O jogo espanhol ficou condicionado a Costa, que, em algumas ocasiões, abusou da sua referência. Como lhe custava fazer a transição por falta de espaços, Piqué ditou o impreciso roteiro inicial: a bola levantada para o dianteiro sergipano, que era contido por três zagueiros: Vlaar e os jovens Martins Indi e De Vrij. Com Costa como alvo, a Espanha não encontrava soltura, via-se atrofiada, sem a fagulha do toque que a distingue. A Holanda, além do mais, a colocou de sobreaviso num mano a mano de Sneijder com Casillas, que o capitão espanhol resolveu com um tapa na bola, uma piscadela para Robben e para aquela época de Johanesburgo. Outra miragem que indicava o que vinha pela frente. Principalmente quando Xavi filtrou um passe para Costa e este fez o impossível e muito mais para que De Vrij o cutucasse como um pardal. Alonso, tão errático ontem no passe, pelo menos acertou o pênalti. Imediatamente, Silva se mediu a sós com o goleiro holandês, mas ficou aquém do necessário ao tentar elevar a bola sobre a sua franja. Em um piscar de olhos, o gol de Van Persie.

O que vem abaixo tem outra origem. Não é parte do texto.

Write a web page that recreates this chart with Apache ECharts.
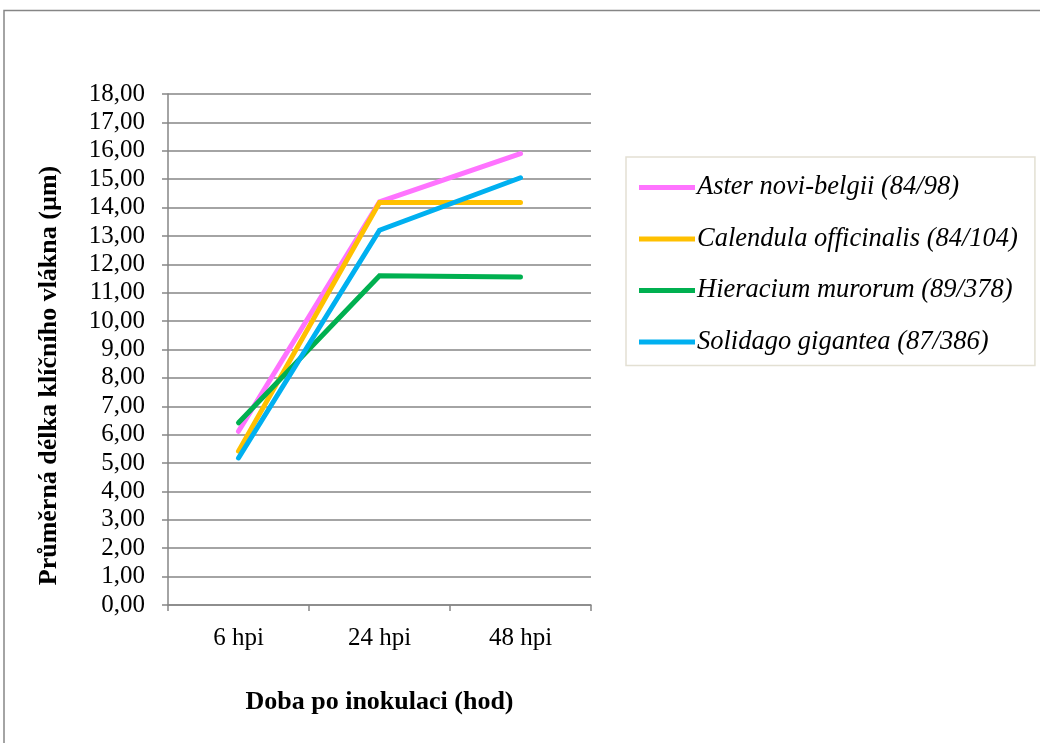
<!DOCTYPE html>
<html><head><meta charset="utf-8">
<script src="https://cdn.jsdelivr.net/npm/echarts@6/dist/echarts.min.js"></script>
<style>html,body{margin:0;padding:0;background:#fff}#c{width:1040px;height:743px}</style>
</head><body><div id="c"></div>
<script>
const categories = ['6 hpi', '24 hpi', '48 hpi'];
const seriesNames = ['Aster novi-belgii (84/98)', 'Calendula officinalis (84/104)', 'Hieracium murorum (89/378)', 'Solidago gigantea (87/386)'];
const aster = [6.12, 14.2, 15.9];
const calendula = [5.42, 14.18, 14.18];
const hieracium = [6.42, 11.6, 11.55];
const solidago = [5.18, 13.2, 15.05];
const colors = ['#FF73FF', '#FFC000', '#00B050', '#00B0F0'];

const chart = echarts.init(document.getElementById('c'), null, {renderer: 'canvas'});
const font = '"Liberation Serif", "Times New Roman", serif';
const data = [aster, calendula, hieracium, solidago];
chart.setOption({
  animation: false,
  backgroundColor: '#fff',
  graphic: [{
    type: 'rect', shape: {x: 4, y: 10.5, width: 1100, height: 800},
    style: {fill: 'none', stroke: '#868686', lineWidth: 1.5}, silent: true
  }],
  grid: {left: 168, right: 449, top: 94, bottom: 138, containLabel: false},
  legend: {
    orient: 'vertical', left: 626, top: 157,
    padding: [17, 17, 10, 13], itemGap: 24.5,
    itemWidth: 56, itemHeight: 5, icon: 'rect',
    borderColor: '#E3E0D3', borderWidth: 1.5,
    textStyle: {fontFamily: font, fontStyle: 'italic', fontSize: 26.5, color: '#000', lineHeight: 26, padding: [0,0,0,-3]},
    data: seriesNames
  },
  xAxis: {
    type: 'category', data: categories, boundaryGap: true,
    axisLine: {lineStyle: {color: '#868686', width: 1.5}},
    axisTick: {show: true, length: 6, lineStyle: {color: '#868686', width: 1.5}},
    axisLabel: {fontFamily: font, fontSize: 25, color: '#000', margin: 21},
    name: 'Doba po inokulaci (hod)', nameLocation: 'middle', nameGap: 84,
    nameTextStyle: {fontFamily: font, fontSize: 26, fontWeight: 'bold', color: '#000'}
  },
  yAxis: {
    type: 'value', min: 0, max: 18, interval: 1,
    axisLine: {show: true, lineStyle: {color: '#868686', width: 1.5}},
    axisTick: {show: true, length: 6, lineStyle: {color: '#868686', width: 1.5}},
    splitLine: {lineStyle: {color: '#868686', width: 1.5}},
    axisLabel: {fontFamily: font, fontSize: 25, color: '#000', margin: 23,
      formatter: v => v.toFixed(2).replace('.', ',')},
    name: 'Průměrná délka klíčního vlákna (µm)', nameLocation: 'middle', nameGap: 106,
    nameTextStyle: {fontFamily: font, fontSize: 26, fontWeight: 'bold', color: '#000', padding: [0, 52, 0, 0]}
  },
  series: seriesNames.map((n, i) => ({
    name: n, type: 'line', data: data[i], showSymbol: false, symbol: 'none',
    lineStyle: {color: colors[i], width: 5, cap: 'round', join: 'miter'},
    itemStyle: {color: colors[i]}
  }))
});
</script></body></html>
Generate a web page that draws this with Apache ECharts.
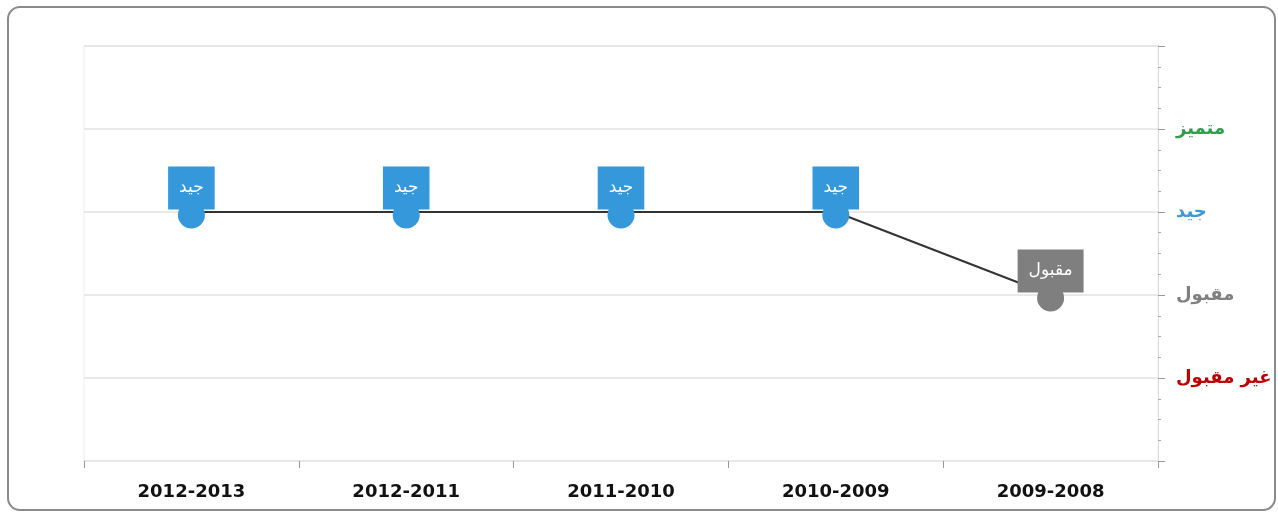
<!DOCTYPE html>
<html>
<head>
<meta charset="utf-8">
<script src="https://cdn.jsdelivr.net/npm/echarts@6/dist/echarts.min.js"></script>
<style>
  html, body {margin: 0; padding: 0; background: #fff;}
  #chart {width: 1278px; height: 512px;}
</style>
</head>
<body>
<div id="chart"></div>
<script>
var years = ['2012-2013', '2012-2011', '2011-2010', '2010-2009', '2009-2008']
var grades = [3, 3, 3, 3, 2]
var gradeNames = ['', 'غير مقبول', 'مقبول', 'جيد', 'متميز', '']

// colour of each grade level (label text / point box)
var gradeColors = ['#999', '#c00000', '#7f7f7f', '#3a9ad9', '#2e9e4a', '#999']
var boxColors = ['#999', '#c00000', '#7f7f7f', '#3498db', '#2e9e4a', '#999']

var chart = echarts.init(document.getElementById('chart'))

var option = {
  animation: false,
  graphic: [{
    type: 'rect',
    shape: {x: 8, y: 7, width: 1267, height: 503, r: 12},
    style: {fill: 'none', stroke: '#8a8a8a', lineWidth: 2},
    z: -1
  }],
  grid: {
    left: 84, right: 120, top: 46, bottom: 51,
    show: true, borderColor: '#eeeeee', borderWidth: 1
  },
  xAxis: {
    type: 'category',
    data: years,
    boundaryGap: true,
    axisLine: {lineStyle: {color: '#e8e8e8'}},
    axisTick: {show: true, interval: 0, length: 7, lineStyle: {color: '#999'}},
    axisLabel: {
      interval: 0, margin: 22, color: '#111',
      fontFamily: 'DejaVu Sans', fontWeight: 'bold', fontSize: 18
    }
  },
  yAxis: {
    type: 'value',
    position: 'right',
    min: 0, max: 5, interval: 1,
    axisLine: {show: true, lineStyle: {color: '#dddddd'}},
    axisTick: {show: true, length: 7, lineStyle: {color: '#999'}},
    minorTick: {show: true, splitNumber: 4, length: 3, lineStyle: {color: '#aaa'}},
    splitLine: {lineStyle: {color: '#e2e2e2', width: 1.5}},
    axisLabel: {
      margin: 18,
      fontFamily: 'DejaVu Sans', fontWeight: 'bold', fontSize: 18,
      formatter: function (v) { return gradeNames[v] || '' },
      color: function (v) { return gradeColors[v] || '#999' }
    }
  },
  series: [{
    type: 'line',
    data: grades.map(function (g) {
      return {
        value: g,
        itemStyle: {color: boxColors[g]},
        label: {backgroundColor: boxColors[g]}
      }
    }),
    lineStyle: {color: '#333', width: 2},
    symbol: 'circle',
    symbolSize: 27,
    symbolOffset: [0, 3],
    itemStyle: {borderWidth: 0},
    label: {
      show: true,
      position: 'top',
      distance: -8,
      formatter: function (p) { return gradeNames[p.value] },
      color: '#fff',
      fontFamily: 'DejaVu Sans',
      fontSize: 17,
      padding: [13, 11, 13, 11]
    }
  }]
}

chart.setOption(option)
</script>
</body>
</html>
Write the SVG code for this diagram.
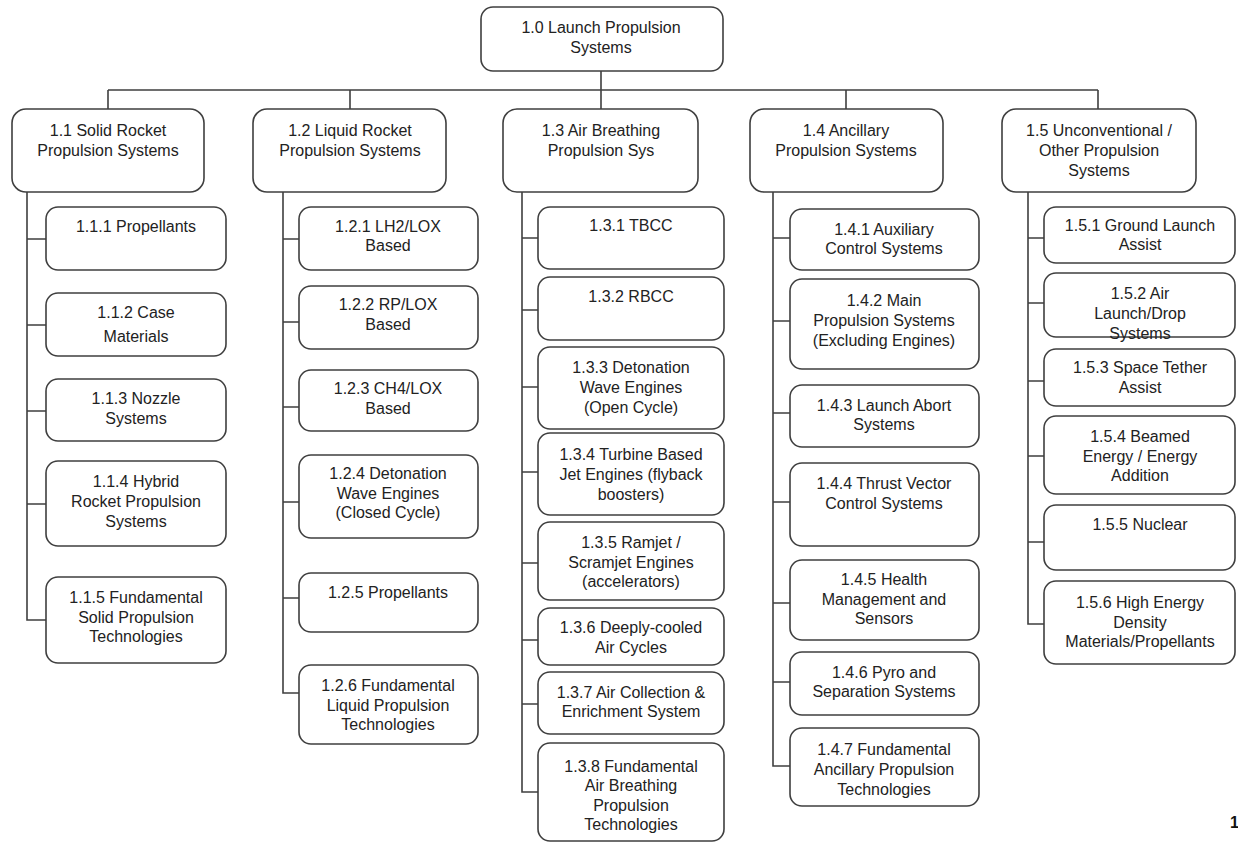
<svg xmlns="http://www.w3.org/2000/svg" width="1238" height="844" viewBox="0 0 1238 844">
<style>
.b{fill:#fff;stroke:#3f3f3f;stroke-width:1.6}
.t{font-family:"Liberation Sans",Arial,sans-serif;font-size:16px;fill:#222;text-anchor:middle}
.c{fill:none;stroke:#3f3f3f;stroke-width:1.6}
</style>
<rect width="1238" height="844" fill="#fff"/>
<g id="connectors">
<path class="c" d="M601 71 V90 M108 90 H1098 M108 90 V109 M350 90 V109 M601 90 V109 M846 90 V109 M1098 90 V109"/>
<path class="c" d="M27 192 V620 H46 M27 239 H46 M27 325 H46 M27 411 H46 M27 504 H46"/>
<path class="c" d="M283 192 V693 H299 M283 239 H299 M283 322 H299 M283 407 H299 M283 502 H299 M283 598 H299"/>
<path class="c" d="M522 192 V792 H538 M522 238 H538 M522 310 H538 M522 387 H538 M522 472 H538 M522 563 H538 M522 640 H538 M522 704 H538"/>
<path class="c" d="M773 192 V766 H790 M773 238 H790 M773 321 H790 M773 413 H790 M773 502 H790 M773 603 H790 M773 682 H790"/>
<path class="c" d="M1028 192 V624 H1044 M1028 238 H1044 M1028 303 H1044 M1028 381 H1044 M1028 456 H1044 M1028 542 H1044"/>
</g>
<g id="n1_0"><rect class="b" x="481" y="7" width="242" height="64" rx="12"/><text class="t" x="601" y="33">1.0 Launch Propulsion</text><text class="t" x="601" y="53">Systems</text></g>
<g id="n1_1"><rect class="b" x="12" y="109" width="192" height="83" rx="14"/><text class="t" x="108" y="136">1.1 Solid Rocket</text><text class="t" x="108" y="156">Propulsion Systems</text></g>
<g id="n1_2"><rect class="b" x="253" y="109" width="193" height="83" rx="14"/><text class="t" x="350" y="136">1.2 Liquid Rocket</text><text class="t" x="350" y="156">Propulsion Systems</text></g>
<g id="n1_3"><rect class="b" x="503" y="109" width="195" height="83" rx="14"/><text class="t" x="601" y="136">1.3 Air Breathing</text><text class="t" x="601" y="156">Propulsion Sys</text></g>
<g id="n1_4"><rect class="b" x="750" y="109" width="193" height="83" rx="14"/><text class="t" x="846" y="136">1.4 Ancillary</text><text class="t" x="846" y="156">Propulsion Systems</text></g>
<g id="n1_5"><rect class="b" x="1002" y="109" width="194" height="83" rx="14"/><text class="t" x="1099" y="136">1.5 Unconventional /</text><text class="t" x="1099" y="156">Other Propulsion</text><text class="t" x="1099" y="176">Systems</text></g>

<g id="n1_1_1"><rect class="b" x="46" y="207" width="180" height="63" rx="12"/><text class="t" x="136" y="232">1.1.1 Propellants</text></g>
<g id="n1_1_2"><rect class="b" x="46" y="293" width="180" height="63" rx="12"/><text class="t" x="136" y="318">1.1.2 Case</text><text class="t" x="136" y="342">Materials</text></g>
<g id="n1_1_3"><rect class="b" x="46" y="379" width="180" height="62" rx="12"/><text class="t" x="136" y="404">1.1.3 Nozzle</text><text class="t" x="136" y="424">Systems</text></g>
<g id="n1_1_4"><rect class="b" x="46" y="461" width="180" height="85" rx="12"/><text class="t" x="136" y="487">1.1.4 Hybrid</text><text class="t" x="136" y="507">Rocket Propulsion</text><text class="t" x="136" y="527">Systems</text></g>
<g id="n1_1_5"><rect class="b" x="46" y="577" width="180" height="86" rx="12"/><text class="t" x="136" y="603">1.1.5 Fundamental</text><text class="t" x="136" y="623">Solid Propulsion</text><text class="t" x="136" y="642">Technologies</text></g>

<g id="n1_2_1"><rect class="b" x="299" y="207" width="179" height="63" rx="12"/><text class="t" x="388" y="232">1.2.1 LH2/LOX</text><text class="t" x="388" y="251">Based</text></g>
<g id="n1_2_2"><rect class="b" x="299" y="286" width="179" height="63" rx="12"/><text class="t" x="388" y="310">1.2.2 RP/LOX</text><text class="t" x="388" y="330">Based</text></g>
<g id="n1_2_3"><rect class="b" x="299" y="370" width="179" height="61" rx="12"/><text class="t" x="388" y="394">1.2.3 CH4/LOX</text><text class="t" x="388" y="414">Based</text></g>
<g id="n1_2_4"><rect class="b" x="299" y="455" width="179" height="83" rx="12"/><text class="t" x="388" y="479">1.2.4 Detonation</text><text class="t" x="388" y="499">Wave Engines</text><text class="t" x="388" y="518">(Closed Cycle)</text></g>
<g id="n1_2_5"><rect class="b" x="299" y="573" width="179" height="59" rx="12"/><text class="t" x="388" y="598">1.2.5 Propellants</text></g>
<g id="n1_2_6"><rect class="b" x="299" y="665" width="179" height="79" rx="12"/><text class="t" x="388" y="691">1.2.6 Fundamental</text><text class="t" x="388" y="711">Liquid Propulsion</text><text class="t" x="388" y="730">Technologies</text></g>

<g id="n1_3_1"><rect class="b" x="538" y="207" width="186" height="62" rx="12"/><text class="t" x="631" y="231">1.3.1 TBCC</text></g>
<g id="n1_3_2"><rect class="b" x="538" y="277" width="186" height="63" rx="12"/><text class="t" x="631" y="302">1.3.2 RBCC</text></g>
<g id="n1_3_3"><rect class="b" x="538" y="347" width="186" height="82" rx="12"/><text class="t" x="631" y="373">1.3.3 Detonation</text><text class="t" x="631" y="393">Wave Engines</text><text class="t" x="631" y="413">(Open Cycle)</text></g>
<g id="n1_3_4"><rect class="b" x="538" y="433" width="186" height="82" rx="12"/><text class="t" x="631" y="460">1.3.4 Turbine Based</text><text class="t" x="631" y="480">Jet Engines (flyback</text><text class="t" x="631" y="500">boosters)</text></g>
<g id="n1_3_5"><rect class="b" x="538" y="522" width="186" height="78" rx="12"/><text class="t" x="631" y="548">1.3.5 Ramjet /</text><text class="t" x="631" y="568">Scramjet Engines</text><text class="t" x="631" y="587">(accelerators)</text></g>
<g id="n1_3_6"><rect class="b" x="538" y="608" width="186" height="57" rx="12"/><text class="t" x="631" y="633">1.3.6 Deeply-cooled</text><text class="t" x="631" y="653">Air Cycles</text></g>
<g id="n1_3_7"><rect class="b" x="538" y="672" width="186" height="62" rx="12"/><text class="t" x="631" y="698">1.3.7 Air Collection &amp;</text><text class="t" x="631" y="717">Enrichment System</text></g>
<g id="n1_3_8"><rect class="b" x="538" y="743" width="186" height="98" rx="12"/><text class="t" x="631" y="772">1.3.8 Fundamental</text><text class="t" x="631" y="791">Air Breathing</text><text class="t" x="631" y="811">Propulsion</text><text class="t" x="631" y="830">Technologies</text></g>

<g id="n1_4_1"><rect class="b" x="790" y="209" width="189" height="61" rx="12"/><text class="t" x="884" y="235">1.4.1 Auxiliary</text><text class="t" x="884" y="254">Control Systems</text></g>
<g id="n1_4_2"><rect class="b" x="790" y="279" width="189" height="90" rx="12"/><text class="t" x="884" y="306">1.4.2 Main</text><text class="t" x="884" y="326">Propulsion Systems</text><text class="t" x="884" y="346">(Excluding Engines)</text></g>
<g id="n1_4_3"><rect class="b" x="790" y="385" width="189" height="62" rx="12"/><text class="t" x="884" y="411">1.4.3 Launch Abort</text><text class="t" x="884" y="430">Systems</text></g>
<g id="n1_4_4"><rect class="b" x="790" y="463" width="189" height="83" rx="12"/><text class="t" x="884" y="489">1.4.4 Thrust Vector</text><text class="t" x="884" y="509">Control Systems</text></g>
<g id="n1_4_5"><rect class="b" x="790" y="560" width="189" height="80" rx="12"/><text class="t" x="884" y="585">1.4.5 Health</text><text class="t" x="884" y="605">Management and</text><text class="t" x="884" y="624">Sensors</text></g>
<g id="n1_4_6"><rect class="b" x="790" y="652" width="189" height="63" rx="12"/><text class="t" x="884" y="678">1.4.6 Pyro and</text><text class="t" x="884" y="697">Separation Systems</text></g>
<g id="n1_4_7"><rect class="b" x="790" y="728" width="189" height="78" rx="12"/><text class="t" x="884" y="755">1.4.7 Fundamental</text><text class="t" x="884" y="775">Ancillary Propulsion</text><text class="t" x="884" y="795">Technologies</text></g>

<g id="n1_5_1"><rect class="b" x="1044" y="207" width="191" height="56" rx="12"/><text class="t" x="1140" y="231">1.5.1 Ground Launch</text><text class="t" x="1140" y="250">Assist</text></g>
<g id="n1_5_2"><rect class="b" x="1044" y="273" width="191" height="64" rx="12"/><text class="t" x="1140" y="299">1.5.2 Air</text><text class="t" x="1140" y="319">Launch/Drop</text><text class="t" x="1140" y="339">Systems</text></g>
<g id="n1_5_3"><rect class="b" x="1044" y="349" width="191" height="57" rx="12"/><text class="t" x="1140" y="373">1.5.3 Space Tether</text><text class="t" x="1140" y="393">Assist</text></g>
<g id="n1_5_4"><rect class="b" x="1044" y="416" width="191" height="78" rx="12"/><text class="t" x="1140" y="442">1.5.4 Beamed</text><text class="t" x="1140" y="462">Energy / Energy</text><text class="t" x="1140" y="481">Addition</text></g>
<g id="n1_5_5"><rect class="b" x="1044" y="505" width="191" height="65" rx="12"/><text class="t" x="1140" y="530">1.5.5 Nuclear</text></g>
<g id="n1_5_6"><rect class="b" x="1044" y="581" width="191" height="83" rx="12"/><text class="t" x="1140" y="608">1.5.6 High Energy</text><text class="t" x="1140" y="628">Density</text><text class="t" x="1140" y="647">Materials/Propellants</text></g>

<text x="1230" y="828" style="font-family:'Liberation Sans',Arial,sans-serif;font-size:16px;font-weight:bold;fill:#111">1</text>
</svg>
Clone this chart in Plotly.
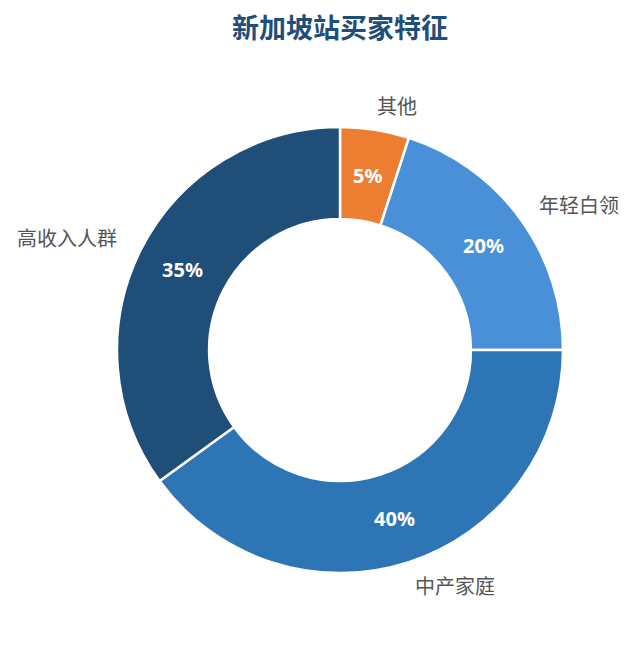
import math
import plotly.graph_objects as go

categories = ["其他", "年轻白领", "中产家庭", "高收入人群"]
values = [5, 20, 40, 35]
colors = ["#ED7D31", "#4A90D9", "#2E75B6", "#1F4E79"]
title_text = "新加坡站买家特征"

OFF = 8                     # default body margin of the html page
W, H = 637 - 2 * OFF, 645 - 2 * OFF
cx, cy = 340 - OFF, 350 - OFF   # centre of the donut inside the figure
R_out = 223
hole = 0.587
R_in = R_out * hole
R_label = R_out + 25
R_pct = (R_out + R_in) / 2

fig = go.Figure()
fig.add_trace(go.Pie(
    labels=categories, values=values, hole=hole, sort=False,
    direction="clockwise", rotation=0,
    marker=dict(colors=colors, line=dict(color="white", width=2.5)),
    textinfo="none", hoverinfo="label+percent", showlegend=False,
    domain=dict(x=[(cx - R_out) / W, (cx + R_out) / W],
                y=[(H - cy - R_out) / H, (H - cy + R_out) / H]),
))

total = sum(values)
annotations = []
cum = 0
for cat, v in zip(categories, values):
    mid = (cum + v / 2) / total * 2 * math.pi
    cum += v
    s, c = math.sin(mid), math.cos(mid)
    lx, ly = cx + R_label * s, cy - R_label * c
    annotations.append(dict(
        x=lx / W, y=1 - ly / H, xref="paper", yref="paper",
        text=cat, showarrow=False,
        xanchor="left" if s >= 0 else "right", yanchor="middle",
        xshift=-4 if s >= 0 else 0,
        font=dict(family="Noto Sans CJK SC", size=20, color="#555555"),
    ))
    px, py = cx + R_pct * s, cy - R_pct * c
    annotations.append(dict(
        x=px / W, y=1 - py / H, xref="paper", yref="paper",
        text=f"<b>{round(v / total * 100)}%</b>", showarrow=False,
        xanchor="center", yanchor="middle",
        font=dict(family="Noto Sans", size=20, color="white"),
    ))

annotations.append(dict(
    x=cx / W, y=1 - (27 - OFF) / H, xref="paper", yref="paper",
    text=f"<b>{title_text}</b>", showarrow=False,
    xanchor="center", yanchor="middle",
    font=dict(family="Noto Sans CJK SC", size=27, color="#1F4E79"),
))

fig.update_layout(
    width=W, height=H,
    margin=dict(l=0, r=0, t=0, b=0),
    paper_bgcolor="white", plot_bgcolor="white",
    annotations=annotations,
)

fig.write_html("out.html")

Pelo visto, o intervalo não trouxe sossego. A Holanda acreditou em si mesma, e a Espanha, esta Espanha desarraigada, viu suas pernas ficarem misteriosamente frouxas. Rachou-se em todas as zonas do campo, e não convém dar trela a gente Robben e Van Persie. O primeiro devia isso a si mesmo, depois de ir embora de Johanesburgo como vítima de Casilllas. Na Bahia, a Holanda ganhou o duelo mais do que com sobras, a ponto de dar um nó no capitão espanhol no quarto gol, o segundo de Van Persie, e deixar clara sua falta de contundência no terceiro, o De Vrij, por mais que tivesse um pouco de razão ao pedir falta. A Holanda sacudia por todos os lados, a Espanha estava afundada, sem que a entrada de Torres e Pedro significasse um alívio. À espera de se desmanchar, o campeão esperava apenas que o tempo minguasse. Agora lhe restará se sentar no divã e se olhar no espelho. Dele depende discernir se é um problema de rugas competitivas, ou apenas um dia infernal. O tempo dirá, mas, na Bahia, não foi capaz de defender nem o seu estilo. Não teve tábua à qual se agarrar.